I’m almost 40. I don’t have any income nor the money to cover this months credit card bill. I have no job and based on the past few weeks minimal chance of getting anything at all. For a workaholic who devolved until his entire identity was caught up in his work, that’s a strange place to find myself at my age.
So I guess I’m having a Sea Change moment. I’m tempted to open a coffee shop, with books in it. Sort of like a second hand nook in the wall filled with dusty old books and quaint little tables tucked amongst the stacks where people can have coffee, tea and muffins. Nothing grand, just a tiny little space where people can relax, and I can be happy.
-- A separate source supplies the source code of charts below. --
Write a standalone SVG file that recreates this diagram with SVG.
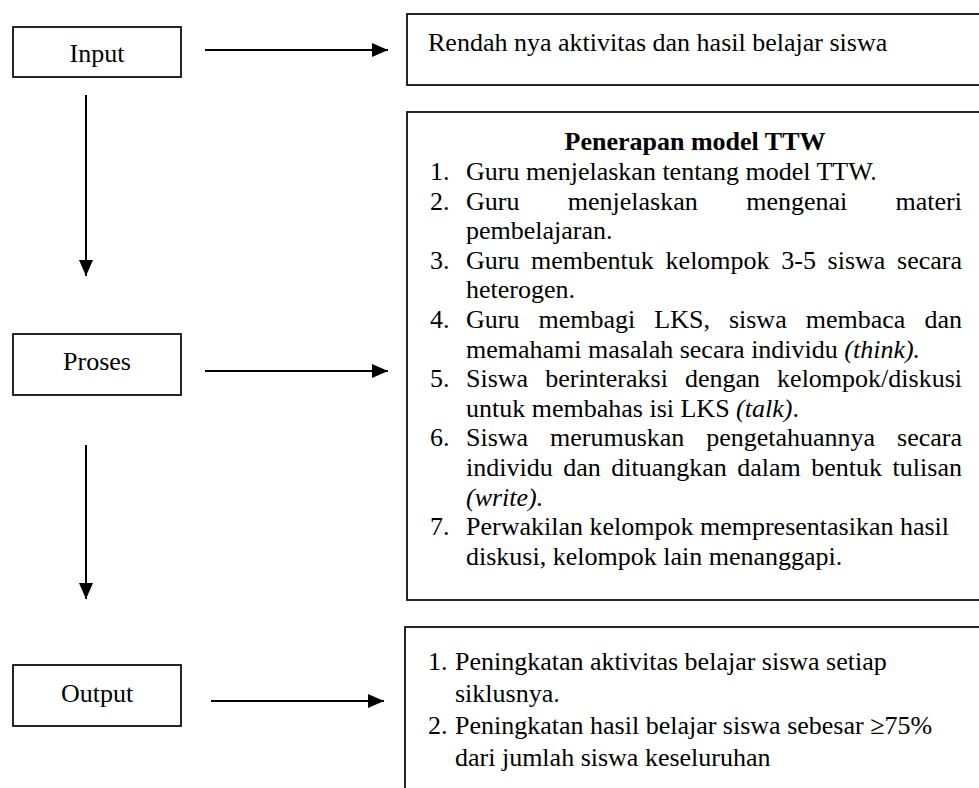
<svg xmlns="http://www.w3.org/2000/svg" width="979" height="788" viewBox="0 0 979 788">
<style>
.box{fill:#fff;stroke:#000;stroke-width:1.7}
.t{font-family:"Liberation Serif","Times New Roman",serif;font-size:26px;fill:#000}
.c{text-anchor:middle}
.b{font-weight:bold}
.i{font-style:italic}
.conn{stroke:#000;stroke-width:2;fill:none}
</style>
<defs>
<marker id="ah" markerUnits="userSpaceOnUse" markerWidth="16" markerHeight="14" refX="16" refY="7" orient="auto">
<path d="M0,0 L16,7 L0,14 z" fill="#000"/>
</marker>
</defs>
<rect width="979" height="788" fill="#fff"/>

<g id="input">
<rect class="box" x="13" y="27" width="168" height="50"/>
<text class="t c" x="97" y="62">Input</text>
</g>

<g id="proses">
<rect class="box" x="13" y="334" width="168" height="61"/>
<text class="t c" x="97" y="370">Proses</text>
</g>

<g id="output">
<rect class="box" x="13" y="665" width="168" height="61"/>
<text class="t c" x="97" y="702">Output</text>
</g>

<g id="masalah">
<rect class="box" x="407" y="14" width="600" height="71"/>
<text class="t" x="428" y="51">Rendah nya aktivitas dan hasil belajar siswa</text>
</g>

<g id="penerapan">
<rect class="box" x="407" y="112" width="600" height="488"/>
<text class="t c b" x="695" y="150">Penerapan model TTW</text>
<text class="t" x="430" y="180">1.</text>
<text class="t" x="466" y="180">Guru menjelaskan tentang model TTW.</text>
<text class="t" x="430" y="209.6">2.</text>
<text class="t"><tspan x="466" y="209.6">Guru</tspan><tspan x="567.8" y="209.6">menjelaskan</tspan><tspan x="746.2" y="209.6">mengenai</tspan><tspan x="895.6" y="209.6">materi</tspan></text>
<text class="t" x="466" y="239.2">pembelajaran.</text>
<text class="t" x="430" y="268.8">3.</text>
<text class="t"><tspan x="466" y="268.8">Guru</tspan><tspan x="531.1" y="268.8">membentuk</tspan><tspan x="665.6" y="268.8">kelompok</tspan><tspan x="781.3" y="268.8">3-5</tspan><tspan x="827.6" y="268.8">siswa</tspan><tspan x="897.1" y="268.8">secara</tspan></text>
<text class="t" x="466" y="298.4">heterogen.</text>
<text class="t" x="430" y="328">4.</text>
<text class="t"><tspan x="466" y="328">Guru</tspan><tspan x="538.5" y="328">membagi</tspan><tspan x="654.3" y="328">LKS,</tspan><tspan x="728.9" y="328">siswa</tspan><tspan x="805.7" y="328">membaca</tspan><tspan x="924.4" y="328">dan</tspan></text>
<text class="t" x="466" y="357.6">memahami masalah secara individu <tspan class="i">(think).</tspan></text>
<text class="t" x="430" y="387.2">5.</text>
<text class="t"><tspan x="466" y="387.2">Siswa</tspan><tspan x="545.2" y="387.2">berinteraksi</tspan><tspan x="685" y="387.2">dengan</tspan><tspan x="777.1" y="387.2">kelompok/diskusi</tspan></text>
<text class="t" x="466" y="416.8">untuk membahas isi LKS <tspan class="i">(talk)</tspan>.</text>
<text class="t" x="430" y="446.4">6.</text>
<text class="t"><tspan x="466" y="446.4">Siswa</tspan><tspan x="550" y="446.4">merumuskan</tspan><tspan x="706.2" y="446.4">pengetahuannya</tspan><tspan x="897.1" y="446.4">secara</tspan></text>
<text class="t"><tspan x="466" y="476">individu</tspan><tspan x="563.2" y="476">dan</tspan><tspan x="611.2" y="476">dituangkan</tspan><tspan x="737.3" y="476">dalam</tspan><tspan x="811.3" y="476">bentuk</tspan><tspan x="892.6" y="476">tulisan</tspan></text>
<text class="t i" x="466" y="505.6">(write).</text>
<text class="t" x="430" y="535.2">7.</text>
<text class="t" x="466" y="535.2">Perwakilan kelompok mempresentasikan hasil</text>
<text class="t" x="466" y="564.8">diskusi, kelompok lain menanggapi.</text>
</g>

<g id="hasil">
<rect class="box" x="405" y="627" width="600" height="200"/>
<text class="t" x="428" y="670">1.</text>
<text class="t" x="455" y="670">Peningkatan aktivitas belajar siswa setiap</text>
<text class="t" x="455" y="702">siklusnya.</text>
<text class="t" x="428" y="734">2.</text>
<text class="t" x="455" y="734">Peningkatan hasil belajar siswa sebesar ≥75%</text>
<text class="t" x="455" y="766">dari jumlah siswa keseluruhan</text>
</g>

<g id="connectors">
<line class="conn" x1="205" y1="50" x2="388" y2="50" marker-end="url(#ah)"/>
<line class="conn" x1="205" y1="371" x2="388" y2="371" marker-end="url(#ah)"/>
<line class="conn" x1="211" y1="701" x2="384" y2="701" marker-end="url(#ah)"/>
<line class="conn" x1="86" y1="95" x2="86" y2="276" marker-end="url(#ah)"/>
<line class="conn" x1="86" y1="445" x2="86" y2="599" marker-end="url(#ah)"/>
</g>
</svg>
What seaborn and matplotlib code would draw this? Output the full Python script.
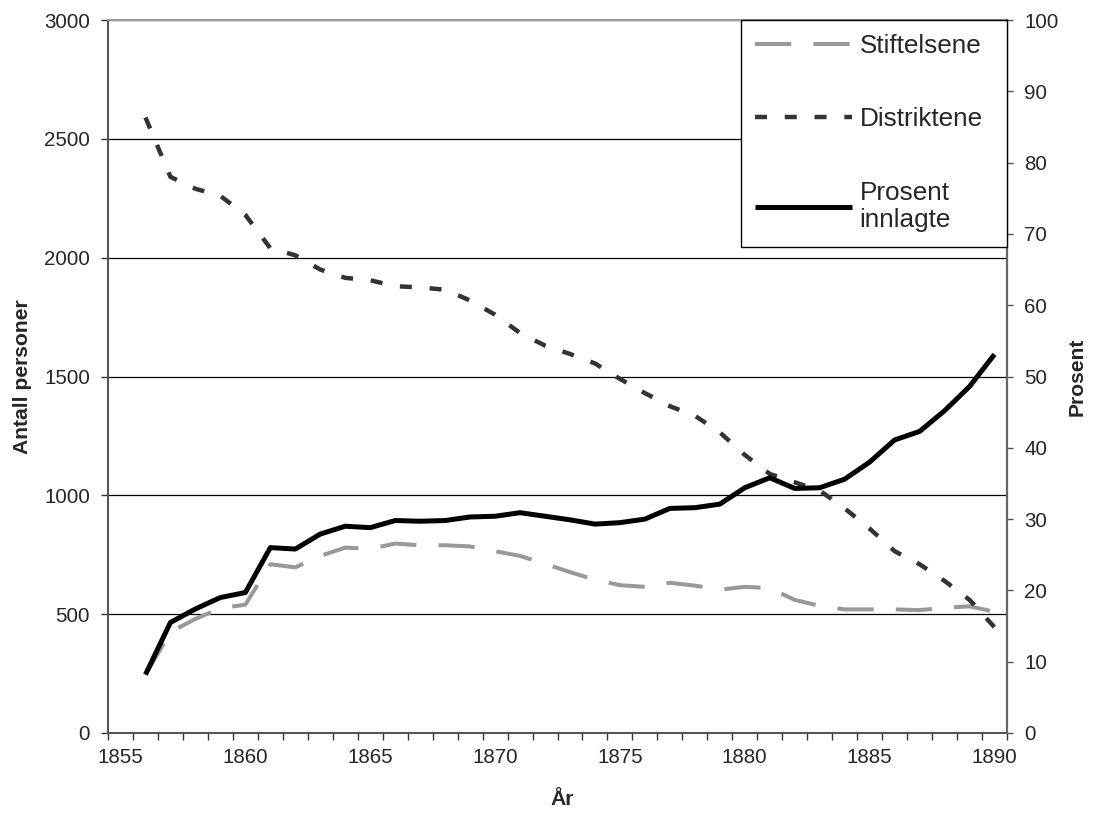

Funny, when I was 16 I wanted to be a Gazillionaire and have my own private jet, a collection of billion dollar paintings, a harbour-side mansion and a staff to answer to my every beck and call. Today I want to be happy. I’d like my own little cottage on a few acres of land – preferably a stone cottage – and maybe a couple of cats. That’s my idea of happy these days.
I want to see my name in print – even if it’s on an eBook on Amazon – and my credit card paid off. That’s all. Massive I know.
As a control freak out of his element I’ve done two things. Firstly I’ve turned my home into a shrine to the long term effects of Mr Sheen. There’s a pile of rubbish building up outside that looks like a army obstacle course. And I’ve turned inward, spent hours watching Criminal Minds – Seasons 1 – 7, and am now nervously biting my finger nails until Season 8 is released in September.
I’ve stopped writing, stopped leaving the house really. I went out the other night to the pub, our local where normally you wouldn’t catch me ever going, and got chatting to a bunch of people I’ve never met, nor will ever see again. Roaring drunk, elderly, they were a riot to talk to. I felt like I was watching a possible future and that scared the life out of me. Apparently it was pension day, and the gathering was a fortnightly ritual. For the rest of the fortnight they stay home, watch TV and potter about in their gardens, but for that one Thursday a fortnight they go out, get their funk on and play 70’s disco’s classics in a pub filled with empty.
So here I sit, facing 40 and wondering what on earth I’ve done with the past years. A friend mentioned that life is in cycles of 7 years or something the other day. Funnily enough I was in exactly the same position when I turned 33. Then I was drunk, broke, out of work and living at my parents house. At least this time I’m sober. That’s a step up I guess.
I guess the point to this post is simply to start writing again. I’m setting myself a challenge to write a blog a day this week. Today’s came because in a moment of “what will I do now” the only thought I could manage was looking up pictures of people doing the washing up 🙂
Whether I end up working in a little nook of books and coffee or back in the corporate grind the only thing I know for certain is my first eBook will probably be released by the end of the year. Second if you don’t count the mediation book I released about 4 years ago. It will be my first full length gay-themed romance novel though. I think.